Forbidden is the eighteenth studio album by English rock band Black Sabbath, released in June 1995. This recording saw the reunion of Black Sabbath's Tyr-era line-up from 1990, with the return of Neil Murray and Cozy Powell. It was the last album to feature Tony Martin on vocals and Geoff Nicholls on keyboards, and the last by the band until 2013 when Ozzy Osbourne and Geezer Butler returned for the album 13. The album sold 21,000 copies in the US in its first week and as of 2013, Forbidden has sold 191,000 copies in the US.

The album received a generally negative response from critics and fans alike. After its release, the band underwent several line-up changes and found itself at a career crossroads.
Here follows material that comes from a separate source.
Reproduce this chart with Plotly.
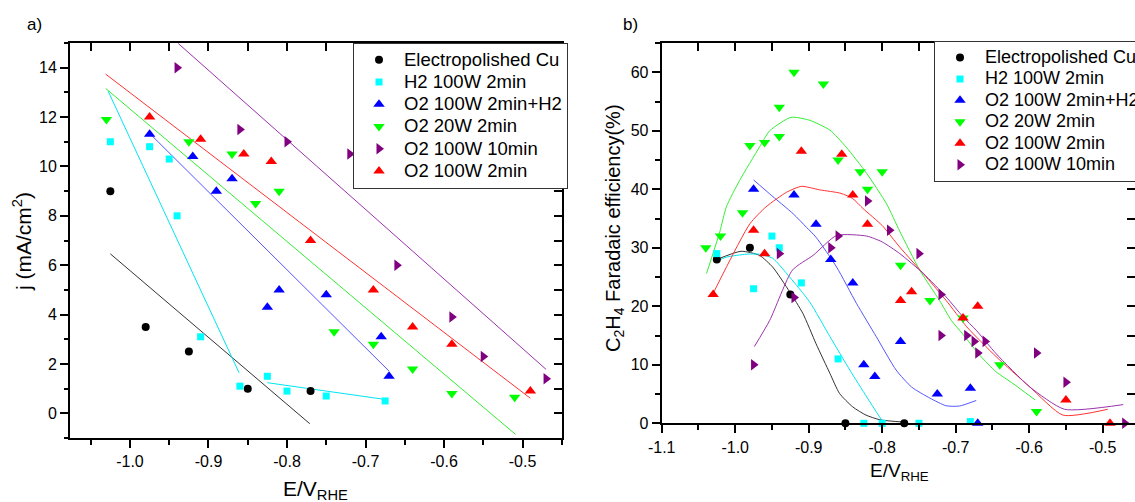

However, original Black Sabbath vocalist Ozzy Osbourne would reconcile with guitarist Tony Iommi not long afterwards.

Background and recording
The recording of Forbidden followed some late lineup changes within the band, with Butler replaced by Murray and Powell returning in the immediate aftermath of the 1994 Cross Purposes tour. Writing and rehearsals took place at Bluestone Farm in Wales, ahead of recording at Parr Street Studios, Liverpool that December. According to a July 1995 interview by Tony Iommi for the Boston radio station WBCN, the album took ten days to record. The album was launched in June 1995.

Musically, the release draws on traditional heavy metal and power metal styles as well as influences from blues. Ernie C of the rap metal band Body Count produced, recorded and mixed the album. The album's opening track, "The Illusion of Power", features a verse by Body Count member Ice-T, delivering a spoken word part during the song's bridge.

Reception and legacy

Forbidden was panned by critics upon its release. AllMusic's Bradley Torreano gave the album only one and a half stars, remarking that "with boring songs, awful production, and uninspired performances, this is easily avoidable for all but the most enthusiastic fan". He also stated that he considered it a "sad state of affairs" given the band's long history. Blender magazine called Forbidden "an embarrassment ... the band's worst album".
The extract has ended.